According to a recent edition of the online London Evening Standard  – http://www.standard.co.uk – a powerful committee of MPs is poised to recommend a tax is imposed on packets of chewing gum to pay the bill for scraping it off Britain’s pavements.

Gum splattered around pedestrian benches on Stall Street
Gum splattered around pedestrian benches on Stall Street.
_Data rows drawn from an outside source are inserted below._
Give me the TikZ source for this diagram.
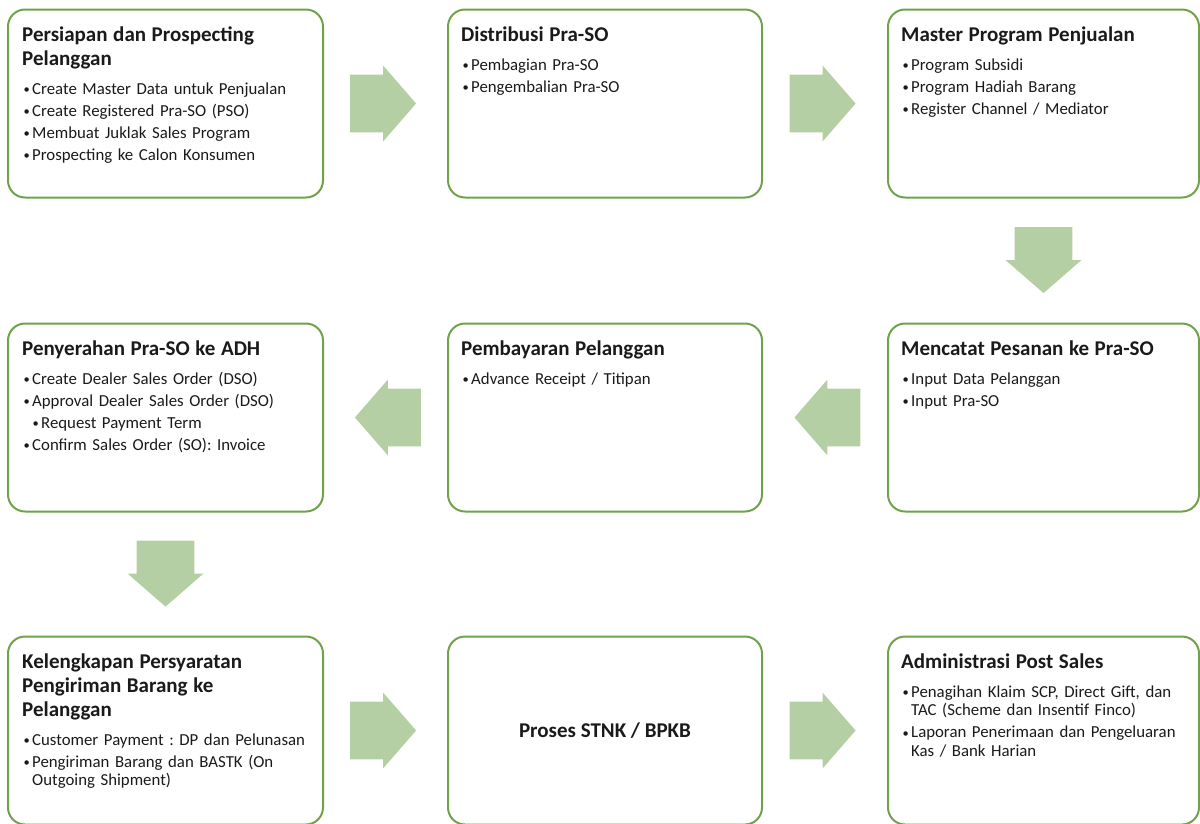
\documentclass[tikz,border=0pt]{standalone}
\usepackage{fontspec}
\setmainfont{Carlito}
\usetikzlibrary{positioning,shapes.arrows}
\frenchspacing

\definecolor{boxgreen}{HTML}{6FA24A}
\definecolor{flowgreen}{HTML}{B4CFA4}
\definecolor{inkgray}{HTML}{1A1A1A}

% title and bullet lines inside the boxes
\newcommand{\dotmark}{\raisebox{0.5pt}{\fontsize{12.5}{12.5}\selectfont\textbullet}}
\newcommand{\boxtitle}[1]{{\fontsize{21}{24}\selectfont\bfseries\rule{0pt}{16pt}#1\par}\vspace{6.5pt}}
\newcommand{\bul}[1]{\par\vspace{3.5pt}\hangindent=10pt\hangafter=1\noindent\makebox[10pt][l]{\hspace{1.5pt}\dotmark}#1\par}
\newcommand{\subbul}[1]{\par\vspace{3.5pt}\hangindent=19pt\hangafter=1\noindent\makebox[19pt][l]{\hspace{10.5pt}\dotmark}#1\par}

\tikzset{
  procbox/.style={draw=boxgreen, line width=2pt, rounded corners=17pt,
    minimum height=188pt, inner sep=0pt, outer sep=0pt},
  boxtext/.style={anchor=north west, inner sep=0pt, text width=300pt, align=left,
    text=inkgray, font=\fontsize{16.8}{18.5}\selectfont},
  flow/.style={single arrow, fill=flowgreen, draw=none, minimum height=66pt,
    minimum width=76pt, single arrow tip angle=98},
  flowR/.style={flow, inner xsep=0pt, inner ysep=22.5pt, xshift=-15pt},
  flowL/.style={flow, inner xsep=0pt, inner ysep=22.5pt, xshift=15pt,
    shape border rotate=180},
  flowD/.style={flow, inner xsep=22.5pt, inner ysep=0pt, yshift=13pt,
    shape border rotate=270}
}

\begin{document}
\begin{tikzpicture}[x=1pt,y=-1pt]
\useasboundingbox (0,0) rectangle (1200,823);

% boxes
\node[procbox, minimum width=315pt] (b1) at (165.5,103.5) {};
\node[procbox, minimum width=314pt, right=125pt of b1] (b2) {};
\node[procbox, minimum width=311pt, right=126pt of b2] (b3) {};
\node[procbox, minimum width=311pt, below=126pt of b3] (b6) {};
\node[procbox, minimum width=314pt, left=126pt of b6] (b5) {};
\node[procbox, minimum width=315pt, left=125pt of b5] (b4) {};
\node[procbox, minimum width=315pt, below=125pt of b4] (b7) {};
\node[procbox, minimum width=314pt, right=125pt of b7, text=inkgray,
  font=\fontsize{21}{24}\selectfont\bfseries] (b8) {Proses STNK / BPKB};
\node[procbox, minimum width=311pt, right=126pt of b8] (b9) {};

% texts
\node[boxtext] (t1) at ([xshift=14pt,yshift=-16pt]b1.north west) {%
  \boxtitle{Persiapan dan Prospecting\\Pelanggan}
  \bul{Create Master Data untuk Penjualan}
  \bul{Create Registered Pra-SO (PSO)}
  \bul{Membuat Juklak Sales Program}
  \bul{Prospecting ke Calon Konsumen}};
\node[boxtext] (t2) at ([xshift=13pt,yshift=-16pt]b2.north west) {%
  \boxtitle{Distribusi Pra-SO}
  \bul{Pembagian Pra-SO}
  \bul{Pengembalian Pra-SO}};
\node[boxtext] (t3) at ([xshift=13pt,yshift=-16pt]b3.north west) {%
  \boxtitle{Master Program Penjualan}
  \bul{Program Subsidi}
  \bul{Program Hadiah Barang}
  \bul{Register Channel / Mediator}};
\node[boxtext] (t4) at ([xshift=14pt,yshift=-16pt]b4.north west) {%
  \boxtitle{Penyerahan Pra-SO ke ADH}
  \bul{Create Dealer Sales Order (DSO)}
  \bul{Approval Dealer Sales Order (DSO)}
  \subbul{Request Payment Term}
  \bul{Confirm Sales Order (SO): Invoice}};
\node[boxtext] (t5) at ([xshift=13pt,yshift=-16pt]b5.north west) {%
  \boxtitle{Pembayaran Pelanggan}
  \bul{Advance Receipt / Titipan}};
\node[boxtext] (t6) at ([xshift=13pt,yshift=-16pt]b6.north west) {%
  \boxtitle{Mencatat Pesanan ke Pra-SO}
  \bul{Input Data Pelanggan}
  \bul{Input Pra-SO}};
\node[boxtext] (t7) at ([xshift=14pt,yshift=-16pt]b7.north west) {%
  \boxtitle{Kelengkapan Persyaratan\\Pengiriman Barang ke\\Pelanggan}
  \bul{Customer Payment : DP dan Pelunasan}
  \bul{Pengiriman Barang dan BASTK (On\newline Outgoing Shipment)}};
\node[boxtext] (t9) at ([xshift=13pt,yshift=-16pt]b9.north west) {%
  \boxtitle{Administrasi Post Sales}
  \bul{Penagihan Klaim SCP, Direct Gift, dan\newline TAC (Scheme dan Insentif Finco)}
  \bul{Laporan Penerimaan dan Pengeluaran\newline Kas / Bank Harian}};

% block arrows between the boxes
\path (b1) -- node[flowR] (a12) {} (b2);
\path (b2) -- node[flowR] (a23) {} (b3);
\path (b3) -- node[flowD] (a36) {} (b6);
\path (b6) -- node[flowL] (a65) {} (b5);
\path (b5) -- node[flowL] (a54) {} (b4);
\path (b4) -- node[flowD] (a47) {} (b7);
\path (b7) -- node[flowR] (a78) {} (b8);
\path (b8) -- node[flowR] (a89) {} (b9);
\end{tikzpicture}
\end{document}
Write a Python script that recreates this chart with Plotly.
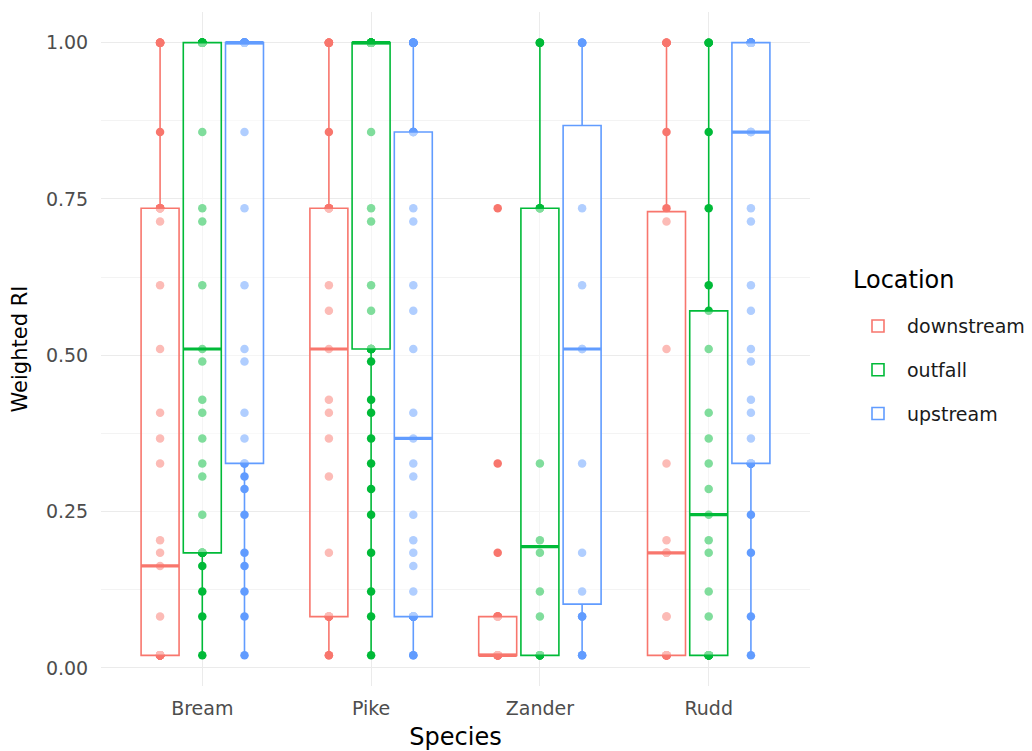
import numpy as np
import plotly.graph_objects as go

# Categories
species = ["Bream", "Pike", "Zander", "Rudd"]
locations = ["downstream", "outfall", "upstream"]
location_colors = ["#F8766D", "#00BA38", "#619CFF"]

# Weighted RI observations, one list per species x location
bream_downstream = [0.02, 0.02, 0.02, 0.02, 0.02, 0.02, 0.02, 0.02, 0.02, 0.02, 0.02, 0.02,
                    0.02, 0.02, 0.02, 0.02, 0.02, 0.02, 0.082, 0.163, 0.184, 0.204, 0.327,
                    0.367, 0.408, 0.51, 0.612, 0.714, 0.735, 0.735, 0.735, 0.735, 0.735,
                    0.857, 1.0, 1.0, 1.0, 1.0, 1.0]
bream_outfall = [0.02, 0.082, 0.122, 0.163, 0.184, 0.184, 0.184, 0.184, 0.184, 0.184, 0.245,
                 0.306, 0.327, 0.367, 0.408, 0.429, 0.49, 0.51, 0.612, 0.714, 0.735, 0.857,
                 1.0, 1.0, 1.0, 1.0, 1.0, 1.0, 1.0, 1.0, 1.0, 1.0, 1.0, 1.0, 1.0]
bream_upstream = [0.02, 0.082, 0.122, 0.163, 0.184, 0.245, 0.286, 0.306, 0.327, 0.327, 0.367,
                  0.408, 0.49, 0.51, 0.612, 0.735, 0.857, 1.0, 1.0, 1.0, 1.0, 1.0, 1.0, 1.0,
                  1.0, 1.0, 1.0, 1.0, 1.0, 1.0, 1.0, 1.0, 1.0, 1.0, 1.0, 1.0]
pike_downstream = [0.02, 0.02, 0.082, 0.082, 0.082, 0.082, 0.082, 0.082, 0.184, 0.306, 0.367,
                   0.408, 0.429, 0.51, 0.571, 0.612, 0.735, 0.735, 0.735, 0.735, 0.735, 0.857,
                   1.0, 1.0, 1.0, 1.0, 1.0]
pike_outfall = [0.02, 0.082, 0.122, 0.184, 0.245, 0.286, 0.327, 0.367, 0.408, 0.429, 0.49,
                0.51, 0.51, 0.51, 0.51, 0.51, 0.51, 0.571, 0.612, 0.714, 0.735, 0.857,
                1.0, 1.0, 1.0, 1.0, 1.0, 1.0, 1.0, 1.0, 1.0, 1.0, 1.0, 1.0, 1.0, 1.0, 1.0,
                1.0, 1.0, 1.0, 1.0, 1.0, 1.0, 1.0, 1.0, 1.0, 1.0]
pike_upstream = [0.02, 0.02, 0.082, 0.082, 0.082, 0.082, 0.082, 0.082, 0.082, 0.082, 0.082,
                 0.122, 0.163, 0.184, 0.204, 0.245, 0.306, 0.327, 0.367, 0.408, 0.51, 0.571,
                 0.612, 0.714, 0.735, 0.857, 0.857, 0.857, 0.857, 1.0, 1.0, 1.0, 1.0, 1.0,
                 1.0, 1.0, 1.0]
zander_downstream = [0.02, 0.02, 0.02, 0.02, 0.02, 0.02, 0.02, 0.02, 0.082, 0.082, 0.082,
                     0.082, 0.184, 0.327, 0.735]
zander_outfall = [0.02, 0.02, 0.02, 0.02, 0.02, 0.082, 0.122, 0.184, 0.204, 0.327, 0.735,
                  0.735, 0.735, 1.0, 1.0, 1.0]
zander_upstream = [0.02, 0.02, 0.082, 0.082, 0.122, 0.184, 0.327, 0.51, 0.51, 0.612, 0.735,
                   1.0, 1.0, 1.0, 1.0]
rudd_downstream = [0.02, 0.02, 0.02, 0.02, 0.02, 0.02, 0.02, 0.082, 0.082, 0.184, 0.184,
                   0.184, 0.204, 0.327, 0.51, 0.714, 0.735, 0.857, 1.0, 1.0, 1.0, 1.0]
rudd_outfall = [0.02, 0.02, 0.02, 0.02, 0.02, 0.02, 0.02, 0.02, 0.082, 0.122, 0.184, 0.204,
                0.245, 0.286, 0.327, 0.367, 0.408, 0.51, 0.571, 0.612, 0.735, 0.857,
                1.0, 1.0, 1.0]
rudd_upstream = [0.02, 0.082, 0.184, 0.245, 0.327, 0.327, 0.327, 0.327, 0.327, 0.327, 0.327,
                 0.367, 0.408, 0.429, 0.49, 0.51, 0.571, 0.612, 0.714, 0.735, 0.857, 0.857,
                 0.857, 1.0, 1.0, 1.0, 1.0, 1.0, 1.0, 1.0, 1.0, 1.0, 1.0, 1.0, 1.0, 1.0,
                 1.0, 1.0, 1.0, 1.0, 1.0]

groups = {
    ("Bream", "downstream"): bream_downstream,
    ("Bream", "outfall"): bream_outfall,
    ("Bream", "upstream"): bream_upstream,
    ("Pike", "downstream"): pike_downstream,
    ("Pike", "outfall"): pike_outfall,
    ("Pike", "upstream"): pike_upstream,
    ("Zander", "downstream"): zander_downstream,
    ("Zander", "outfall"): zander_outfall,
    ("Zander", "upstream"): zander_upstream,
    ("Rudd", "downstream"): rudd_downstream,
    ("Rudd", "outfall"): rudd_outfall,
    ("Rudd", "upstream"): rudd_upstream,
}

dodge = 0.25        # spacing between location groups within a species
box_width = 0.225   # box width in category units


def box_stats(vals):
    v = np.sort(np.asarray(vals, dtype=float))
    q1, med, q3 = np.percentile(v, [25, 50, 75])
    iqr = q3 - q1
    lo = v[v >= q1 - 1.5 * iqr].min()
    hi = v[v <= q3 + 1.5 * iqr].max()
    return q1, med, q3, lo, hi


fig = go.Figure()

# Points underneath the boxes
for li, loc in enumerate(locations):
    xs, ys = [], []
    for si, sp in enumerate(species):
        vals = groups[(sp, loc)]
        xs += [si + (li - 1) * dodge] * len(vals)
        ys += vals
    fig.add_trace(go.Scatter(
        x=xs, y=ys, mode="markers", xaxis="x", yaxis="y",
        marker=dict(color=location_colors[li], size=8.5, line=dict(width=0)),
        showlegend=False, hoverinfo="y",
    ))

# Boxes on an overlaying axis so the translucent fill sits over the points
for li, loc in enumerate(locations):
    pos, q1s, meds, q3s, los, his = [], [], [], [], [], []
    mx, my = [], []
    for si, sp in enumerate(species):
        q1, med, q3, lo, hi = box_stats(groups[(sp, loc)])
        p = si + (li - 1) * dodge
        pos.append(p); q1s.append(q1); meds.append(med); q3s.append(q3)
        los.append(lo); his.append(hi)
        mx += [p - box_width / 2, p + box_width / 2, None]
        my += [med, med, None]
    fig.add_trace(go.Box(
        name=loc, x=pos, q1=q1s, median=meds, q3=q3s,
        lowerfence=los, upperfence=his, width=box_width,
        boxpoints=False, whiskerwidth=0,
        fillcolor="rgba(255,255,255,0.5)",
        line=dict(color=location_colors[li], width=1.6),
        xaxis="x2", yaxis="y", legendgroup=loc,
    ))
    fig.add_trace(go.Scatter(
        x=mx, y=my, mode="lines", xaxis="x2", yaxis="y",
        line=dict(color=location_colors[li], width=3.2),
        showlegend=False, hoverinfo="skip",
    ))

all_vals = np.concatenate([np.asarray(v) for v in groups.values()])
ymin, ymax = all_vals.min(), all_vals.max()
ypad = 0.05 * (ymax - ymin)
yrange = [ymin - ypad, ymax + ypad]
xrange = [-0.6, len(species) - 1 + 0.6]

grid = "#EBEBEB"
family = "DejaVu Sans, Liberation Sans, sans-serif"
tick_font = dict(family=family, size=19, color="#4D4D4D")
title_font = dict(family=family, size=24, color="#000000")

fig.update_layout(
    width=1032, height=751,
    paper_bgcolor="white", plot_bgcolor="white",
    margin=dict(l=101, r=222, t=12, b=65, autoexpand=False),
    font=dict(family=family),
    xaxis=dict(
        range=xrange, tickvals=list(range(len(species))), ticktext=species,
        showgrid=True, gridcolor=grid, gridwidth=1.2, zeroline=False,
        showline=False, ticks="outside", ticklen=5, tickcolor="rgba(0,0,0,0)",
        tickfont=tick_font, automargin=False,
        title=dict(text="Species", font=title_font, standoff=12),
    ),
    xaxis2=dict(
        range=xrange, overlaying="x", matches="x", visible=False,
        showgrid=False, zeroline=False,
    ),
    yaxis=dict(
        range=yrange, tickvals=[0, 0.25, 0.5, 0.75, 1.0],
        ticktext=["0.00", "0.25", "0.50", "0.75", "1.00"],
        showgrid=True, gridcolor=grid, gridwidth=1.2, zeroline=False,
        showline=False, ticks="outside", ticklen=8, tickcolor="rgba(0,0,0,0)",
        tickfont=tick_font, automargin=False,
        minor=dict(tickvals=[0.125, 0.375, 0.625, 0.875], showgrid=True,
                   gridcolor="#F3F3F3", gridwidth=0.7),
        title=dict(text="Weighted RI", font=dict(family=family, size=21, color="#000000"),
                   standoff=12),
    ),
    legend=dict(
        font=dict(family=family, size=19, color="#1A1A1A"),
        x=1.055, xanchor="left", y=0.562, yanchor="top",
        tracegroupgap=16, traceorder="grouped", itemwidth=48,
        bgcolor="rgba(0,0,0,0)",
    ),
    annotations=[dict(
        text="Location", xref="paper", yref="paper", x=1.058, y=0.602,
        xanchor="left", yanchor="middle", showarrow=False,
        font=dict(family=family, size=24, color="#000000"),
    )],
    showlegend=True,
)

fig.write_html("out.html")
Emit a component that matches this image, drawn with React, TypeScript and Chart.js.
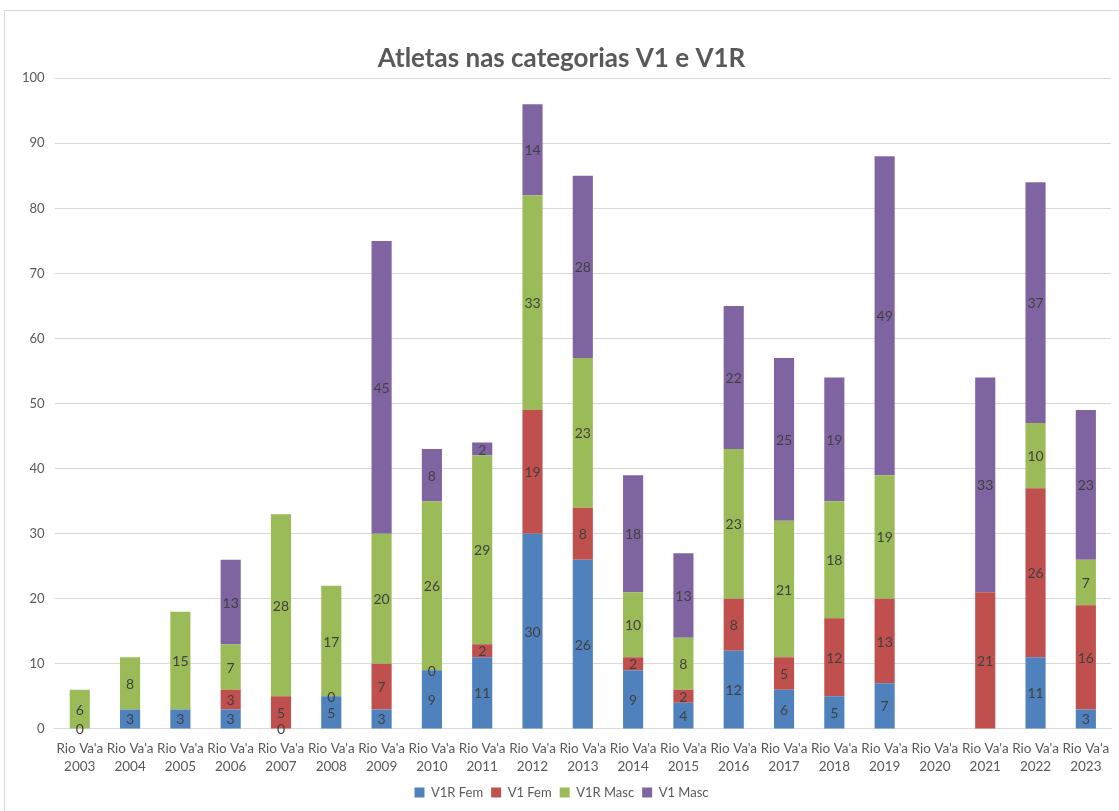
import React, { useEffect, useRef } from "react";
import { Chart, registerables } from "chart.js";

Chart.register(...registerables);

const years = ["2003","2004","2005","2006","2007","2008","2009","2010","2011","2012","2013","2014","2015","2016","2017","2018","2019","2020","2021","2022","2023"];
const categoryPrefix = "Rio Va'a";

const v1rFem: (number | null)[] = [0, 3, 3, 3, 0, 5, 3, 9, 11, 30, 26, 9, 4, 12, 6, 5, 7, null, null, 11, 3];
const v1Fem: (number | null)[] = [null, null, null, 3, 5, 0, 7, 0, 2, 19, 8, 2, 2, 8, 5, 12, 13, null, 21, 26, 16];
const v1rMasc: (number | null)[] = [6, 8, 15, 7, 28, 17, 20, 26, 29, 33, 23, 10, 8, 23, 21, 18, 19, null, null, 10, 7];
const v1Masc: (number | null)[] = [null, null, null, 13, null, null, 45, 8, 2, 14, 28, 18, 13, 22, 25, 19, 49, null, 33, 37, 23];

const seriesNames = ["V1R Fem", "V1 Fem", "V1R Masc", "V1 Masc"];
const seriesColors = ["#4f81bd", "#c0504d", "#9bbb59", "#8064a2"];

const FONT = "Lato, 'Open Sans', sans-serif";

const labelPlugin = {
  id: "segLabels",
  afterDatasetsDraw(chart: any) {
    const ctx = chart.ctx;
    ctx.save();
    ctx.font = `14px ${FONT}`;
    ctx.fillStyle = "#404040";
    ctx.textAlign = "center";
    ctx.textBaseline = "middle";
    chart.data.datasets.forEach((ds: any, i: number) => {
      const meta = chart.getDatasetMeta(i);
      meta.data.forEach((el: any, j: number) => {
        const v = ds.data[j];
        if (v === null || v === undefined) return;
        const props = el.getProps(["x", "y", "base"], true);
        ctx.fillText(String(v), props.x, (props.y + props.base) / 2 + 1);
      });
    });
    ctx.restore();
  },
};

export default function App() {
  const ref = useRef<HTMLCanvasElement>(null);
  useEffect(() => {
    document.body.style.margin = "0";
    const data = [v1rFem, v1Fem, v1rMasc, v1Masc];
    const datasets: any[] = data.map((d, i) => ({
      label: seriesNames[i],
      data: d,
      backgroundColor: seriesColors[i],
      borderWidth: 0,
      barPercentage: 0.8,
      categoryPercentage: 0.5,
      stack: "s",
    }));
    const chart = new Chart(ref.current!, {
      type: "bar",
      data: {
        labels: years.map((y) => [categoryPrefix, y]),
        datasets,
      },
      options: {
        animation: false,
        responsive: false,
        devicePixelRatio: 1,
        layout: { padding: { top: 43, left: 12, right: 8, bottom: 2 } },
        plugins: {
          title: {
            display: true,
            text: "Atletas nas categorias V1 e V1R",
            color: "#595959",
            font: { family: FONT, size: 26, weight: "bold" },
            padding: { top: 0, bottom: 4 },
          },
          legend: {
            position: "bottom",
            labels: {
              color: "#595959",
              font: { family: FONT, size: 13 },
              boxWidth: 10,
              boxHeight: 10,
              padding: 8,
            },
          },
          tooltip: { enabled: false },
        },
        scales: {
          x: {
            stacked: true,
            grid: { display: false },
            border: { display: true, color: "#d9d9d9" },
            ticks: { color: "#595959", font: { family: FONT, size: 13.5, lineHeight: 1.3 }, maxRotation: 0, autoSkip: false, padding: 3 },
          },
          y: {
            stacked: true,
            min: 0,
            max: 100,
            ticks: { stepSize: 10, color: "#595959", font: { family: FONT, size: 13 }, padding: 10 },
            grid: { color: "#d9d9d9", drawTicks: false },
            border: { display: false },
          },
        },
      },
      plugins: [labelPlugin],
    });
    return () => chart.destroy();
  }, []);
  return (
    <div style={{ position: "relative", width: 1119, height: 811, background: "#fff" }}>
      <div style={{ position: "absolute", left: 4, top: 10, width: 1130, height: 820, border: "1px solid #d9d9d9", boxSizing: "border-box" }} />
      <canvas ref={ref} width={1119} height={811} style={{ position: "absolute", left: 0, top: 0 }} />
    </div>
  );
}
Click on images to enlarge.

It’s a move which could anger manufacturers including Wrigley.

Mark Leftley reports that MPs across the political divide believe a tax of up to 5p on a packet of chewing gum is necessary to pay to clear up litter linked to the sticky product.

Chewing gum is one of the toughest items of waste to remove from the streets: the average piece of gum only costs about 3p, but the expense of clearing it up is 50 times that amount, at £1.50.

There’s plenty of evidence of it around our World Heritage city of Bath.

Deposits of gum on the edge of Abbey Churchyard
Deposits of gum on the edge of Abbey Churchyard

You’ll find it under the Colonnade at one end of Abbey Churchyard, around the benches on Stall Street, on the pavement outside nightclubs and splattered around Bath Spa Station where – no doubt – travellers swap well-chewed gum for desperately needed cigarettes!

According to the Local Government Association, all this well-trodden and seemingly incorruptible waste amounts to a £60 million a year problem in England and Wales.

Gum near a nightclub in Walcot Street
Gum near a nightclub in Walcot Street

Clive Betts, the Labour MP who chairs the communities and local government committee, is understood to have been unimpressed by industry evidence that a tax would actually increase litter.

In a Parliamentary hearing on litter last week, Wrigley’s senior corporate affairs manager, Alex West, argued “litter breeds litter” and argued that a tax “would not address the root cause of the problem”.

She said a small duty would mean that people would think “the clean-up is being paid for” and “incentivises people further to drop it because they think it is OK to do that”.

Just how do you get ride of it all?
Just how do you get rid of it all?

However, a committee source mocked West’s argument and said that a tax of no more than 5p is “probably not a bad idea”.

The recommendation for a levy will be made in a report to be published before May’s General Election.